British Airways is the least fuel-efficient of the top 20 airlines travelling between Europe and North America, and the most carbon intensive way for a passenger to cross the Atlantic, the researchers that exposed the Volkswagen scandal today (17 November) said.
Lufthansa, a German industry champion like under-fire Volkswagen, was also criticised in the report by the International Council on Clean Transportation (ICCT), which compared fuel-efficiency levels of the long-haul flights in 2014.
The lower the fuel efficiency, the more polluting carbon is emitted into the atmosphere, where it contributes to global warming.
Norwegian Air Shuttle was the most fuel-efficient airline, with 40 passenger kilometers per litre of fuel. British Airways was 51% worse than Norwegian Air Shuttle, with 27 passenger kilometres per litre.
“British Airways is the most carbon-intensive way to cross the Atlantic,” said Andrew Murphy, aviation policy officer at Transport & Environment.
Lufthansa and SAS were close behind at the bottom of the ranking with 28. The three airlines were responsible for one-fifth of seat capacity on transatlantic traffic.
US carrier Delta Air Lines, which has the largest market share, and Icelandair were the industry average according to the report.
EURACTIV has contacted both British Airways and Lufthansa for comment. Neither had responded by time of publication.
The ICCT report revealed that a non-stop transatlantic flight cost about one tonne of CO2 per passenger, the same as a 35 kilometre daily commute in a Toyota Prius over a work year.
First class and business seats accounted for just 14% of seat kilometres flown on transatlantic routes but were responsible for one-third of total carbon emissions, it said.
“It’s surprising to see such large differences in fuel efficiency among airlines on long-haul flights over the Atlantic. The airline you fly, and the aircraft they choose to operate, really matters if you’re concerned about the climate,” said the ICCT’s program director for aviation, Dan Rutherford, a co-author of the report.
“The report reinforces the need for policies to reduce carbon emissions from international aviation, namely carbon pricing and aircraft efficiency standards.”
The ICCT combined commercial and public data with fuel burn modelling to benchmark the airlines.
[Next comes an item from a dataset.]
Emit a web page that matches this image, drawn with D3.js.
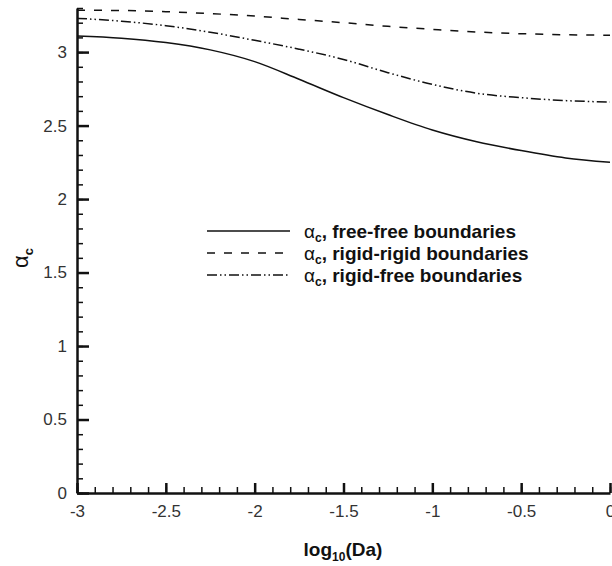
<!DOCTYPE html>
<html>
<head>
<meta charset="utf-8">
<script src="https://cdn.jsdelivr.net/npm/d3@7"></script>
<style>
  body { margin: 0; background: #fff; }
  text { font-family: "Liberation Sans", Arial, sans-serif; }
</style>
</head>
<body>
<div id="chart"></div>
<script>
// log10(Da) sample points
var logDa = [-3, -2.75, -2.5, -2.25, -2, -1.75, -1.5, -1.25, -1, -0.75, -0.5, -0.25, 0];

// critical alpha for each boundary case
var freeFree   = [3.11, 3.095, 3.065, 3.015, 2.935, 2.815, 2.69, 2.575, 2.47, 2.39, 2.33, 2.28, 2.25];
var rigidRigid = [3.285, 3.283, 3.275, 3.262, 3.245, 3.222, 3.20, 3.175, 3.155, 3.137, 3.125, 3.118, 3.115];
var rigidFree  = [3.23, 3.21, 3.18, 3.135, 3.08, 3.02, 2.95, 2.86, 2.78, 2.72, 2.69, 2.67, 2.66];

var seriesNames = ['free-free boundaries', 'rigid-rigid boundaries', 'rigid-free boundaries'];
var seriesDash = ['none', '8,9', '10,3,1.5,3,1.5,3'];

var xTicks = [-3, -2.5, -2, -1.5, -1, -0.5, 0];
var yTicks = [0, 0.5, 1, 1.5, 2, 2.5, 3];

var width = 612;
var height = 566;
var margin = { top: 8, right: 2, bottom: 73, left: 77 };

var svg = d3.select('#chart')
  .append('svg')
  .attr('width', width)
  .attr('height', height);

var x = d3.scaleLinear()
  .domain([-3, 0])
  .range([margin.left, width - margin.right]);

var y = d3.scaleLinear()
  .domain([0, 3.3])
  .range([height - margin.bottom, margin.top]);

// plain hyphen minus like the original
var fmt = function (d) { return String(d); };

// minor ticks every 0.1
var xMinor = x.ticks(30);
var yMinor = y.ticks(33);

svg.append('g')
  .attr('transform', 'translate(0,' + (height - margin.bottom) + ')')
  .call(d3.axisBottom(x).tickValues(xMinor).tickSize(-6).tickFormat(''))
  .call(function (g) { g.select('.domain').remove(); })
  .selectAll('line').attr('stroke', '#111').attr('stroke-width', 1.5);

svg.append('g')
  .attr('transform', 'translate(' + margin.left + ',0)')
  .call(d3.axisLeft(y).tickValues(yMinor).tickSize(-6).tickFormat(''))
  .call(function (g) { g.select('.domain').remove(); })
  .selectAll('line').attr('stroke', '#111').attr('stroke-width', 1.5);

var xAxis = svg.append('g')
  .attr('transform', 'translate(0,' + (height - margin.bottom) + ')')
  .call(d3.axisBottom(x).tickValues(xTicks).tickSizeInner(-10).tickSizeOuter(0).tickPadding(12)
    .tickFormat(fmt));

var yAxis = svg.append('g')
  .attr('transform', 'translate(' + margin.left + ',0)')
  .call(d3.axisLeft(y).tickValues(yTicks).tickSizeInner(-12).tickSizeOuter(0).tickPadding(10)
    .tickFormat(fmt));

[xAxis, yAxis].forEach(function (g) {
  g.select('.domain').attr('stroke', '#111').attr('stroke-width', 2.5);
  g.selectAll('.tick line').attr('stroke', '#111').attr('stroke-width', 2.5);
  g.selectAll('.tick text')
    .attr('fill', '#333')
    .style('font-size', '17px')
    .style('font-family', '"Liberation Sans", Arial, sans-serif');
});

// curves
var seriesData = [freeFree, rigidRigid, rigidFree];

var line = d3.line()
  .x(function (d) { return x(d[0]); })
  .y(function (d) { return y(d[1]); })
  .curve(d3.curveMonotoneX);

svg.selectAll('.curve')
  .data(seriesData)
  .enter().append('path')
  .attr('class', 'curve')
  .attr('fill', 'none')
  .attr('stroke', '#111')
  .attr('stroke-width', 1.5)
  .attr('stroke-dasharray', function (d, i) { return seriesDash[i]; })
  .attr('d', function (vals) {
    return line(vals.map(function (v, i) { return [logDa[i], v]; }));
  });

// legend
var legend = svg.append('g')
  .attr('transform', 'translate(207,231)');

var items = legend.selectAll('.item')
  .data(seriesNames)
  .enter().append('g')
  .attr('class', 'item')
  .attr('transform', function (d, i) { return 'translate(0,' + (i * 22) + ')'; });

items.append('line')
  .attr('x1', 0).attr('x2', 83)
  .attr('stroke', '#111')
  .attr('stroke-width', 1.5)
  .attr('stroke-dasharray', function (d, i) { return seriesDash[i]; });

var labels = items.append('text')
  .attr('x', 97)
  .attr('y', 7)
  .style('font-size', '19px')
  .style('font-weight', 'bold')
  .attr('fill', '#111');

labels.append('tspan').style('font-weight', 'normal').text('α');
labels.append('tspan').attr('dy', 4).style('font-size', '12px').text('c');
labels.append('tspan').attr('dy', -4).text(function (d) { return ', ' + d; });

// axis titles
var xTitle = svg.append('text')
  .attr('x', 343)
  .attr('y', 556)
  .attr('text-anchor', 'middle')
  .style('font-size', '19px')
  .style('font-weight', 'bold')
  .attr('fill', '#111');
xTitle.append('tspan').text('log');
xTitle.append('tspan').attr('dy', 5).style('font-size', '12px').text('10');
xTitle.append('tspan').attr('dy', -5).text('(Da)');

var yTitle = svg.append('text')
  .attr('transform', 'translate(28,258) rotate(-90)')
  .attr('text-anchor', 'middle')
  .style('font-size', '22px')
  .attr('fill', '#111');
yTitle.append('tspan').text('α');
yTitle.append('tspan').attr('dy', 5).style('font-size', '13px').style('font-weight', 'bold').text('c');
</script>
</body>
</html>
If global aviation were a country, it would rank 21st in terms of GDP, but 7th in terms of CO2 emissions, just behind Germany and well ahead of South Korea. Globally, aircraft emitted about 700 million metric tons of CO2 in 2013.
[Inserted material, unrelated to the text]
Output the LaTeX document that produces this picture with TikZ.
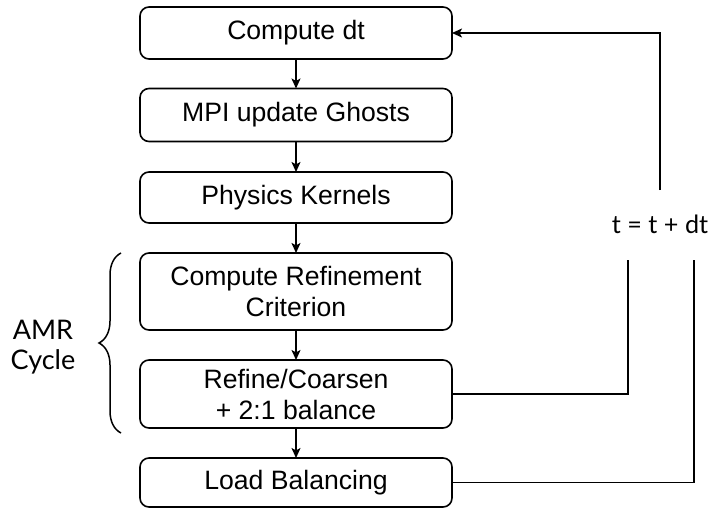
\documentclass[tikz,border=0pt]{standalone}
\usepackage{fontspec}
\setmainfont{Liberation Sans}
\newfontfamily\latofont{Lato}
\usetikzlibrary{arrows.meta,decorations.pathreplacing}
\tikzset{
  stepbox/.style={draw, line width=0.8pt, rounded corners=4.5pt, inner sep=0pt, outer sep=0pt,
    minimum width=156pt, align=center, font=\fontsize{13.3}{15.5}\selectfont},
  conn/.style={line width=0.75pt},
  arr/.style={conn, -{Stealth[length=5pt,width=4.5pt,inset=1.2pt]}},
  lbl/.style={font=\latofont\fontsize{12.6}{15}\selectfont, inner sep=0pt},
  sidelbl/.style={font=\latofont\fontsize{13.5}{15}\selectfont, inner sep=0pt}
}
\begin{document}
\begin{tikzpicture}[x=0.5pt,y=-0.5pt]
\useasboundingbox (0,0) rectangle (711,508);
\node[stepbox, minimum height=26pt] (n1) at (296,33) {Compute dt};
\node[stepbox, minimum height=26.5pt] (n2) at (296,115) {MPI update Ghosts};
\node[stepbox, minimum height=25.5pt] (n3) at (296,197.5) {Physics Kernels};
\node[stepbox, minimum height=38.5pt] (n4) at (296,291.5) {Compute Refinement\\Criterion};
\node[stepbox, minimum height=34pt] (n5) at (296,394) {Refine/Coarsen\\+ 2:1 balance};
\node[stepbox, minimum height=24.5pt] (n6) at (296,482.5) {Load Balancing};
\draw[arr] (n1) -- (n2);
\draw[arr] (n2) -- (n3);
\draw[arr] (n3) -- (n4);
\draw[arr] (n4) -- (n5);
\draw[arr] (n5) -- (n6);
\node[lbl, anchor=base] (tlab) at (660,233) {t = t + dt};
\coordinate (c3) at (660,190);
\coordinate (c1) at (628,260);
\coordinate (c2) at (694,260);
\draw[arr] (c3) |- (n1.east);
\draw[conn] (n5.east) -| (c1);
\draw[conn] (n6.east) -| (c2);
\draw[conn, decorate, decoration={brace, amplitude=11pt}] (121,433) -- (121,253);
\node[sidelbl, anchor=base] (amr) at (43,339) {AMR};
\node[sidelbl, anchor=base] (cyc) at (43,369) {Cycle};
\end{tikzpicture}
\end{document}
Aviation emissions are set to triple by 2050, unless policymakers intervene, according to the ICCT.
Reducing emissions is high on the political agenda as world leaders prepare to meet in Paris from 30 November for the UN Climate Change Conference (COP21).
The COP21 aims to secure a worldwide deal to cap global warming to two degrees above pre-industrial levels. COP21 delegates will meet at Paris’s Le Bourget Airport to discuss how to incorporate greenhouse gas emissions from international aviation into a global climate protection framework.
Transport & Environment’s Murphy said, “If you can’t get airlines on the most lucrative route in the world to improve fuel efficiency, then how can you expect it to happen elsewhere in the world? Market intervention is needed if aviation is to play its role in keeping global warming below 2 degrees.”
ICCT was the research group that tipped off US authorities about Volkswagen’s cheating of emissions tests.
The revelations sparked the biggest crisis in Volkswagen’s history after Europe’s biggest car-maker admitted in September that it had fitted 11 million vehicles with devices designed to cheat pollution tests.
Volkswagen will have to meet the costs of retesting its vehicles in Britain in the wake of the diesel and carbon dioxide emissions scandals engulfing the German carmaker, Britain’s transport minister said on Tuesday (17 November). Volkswagen has said about 1.2 million vehicles in Britain were affected by the scandal.
European car market growth slowed in October, the European Automobile Manufacturers Association (ACEA) said Tuesday, as the scandal took its toll on auto sales.
Passenger car registrations were up by just 2.9% from October 2014 in the EU, a sharp slowdown from the 9.8% rise reported in September.
“October marks a break in the trend,” said Flavien Neuvy, head of Cetelem’s automobile research division.
“The Volkswagen affair may have caused collateral damage. We can’t rule out that the size of the scandal has been such that drivers have cancelled or postponed purchases,” he said.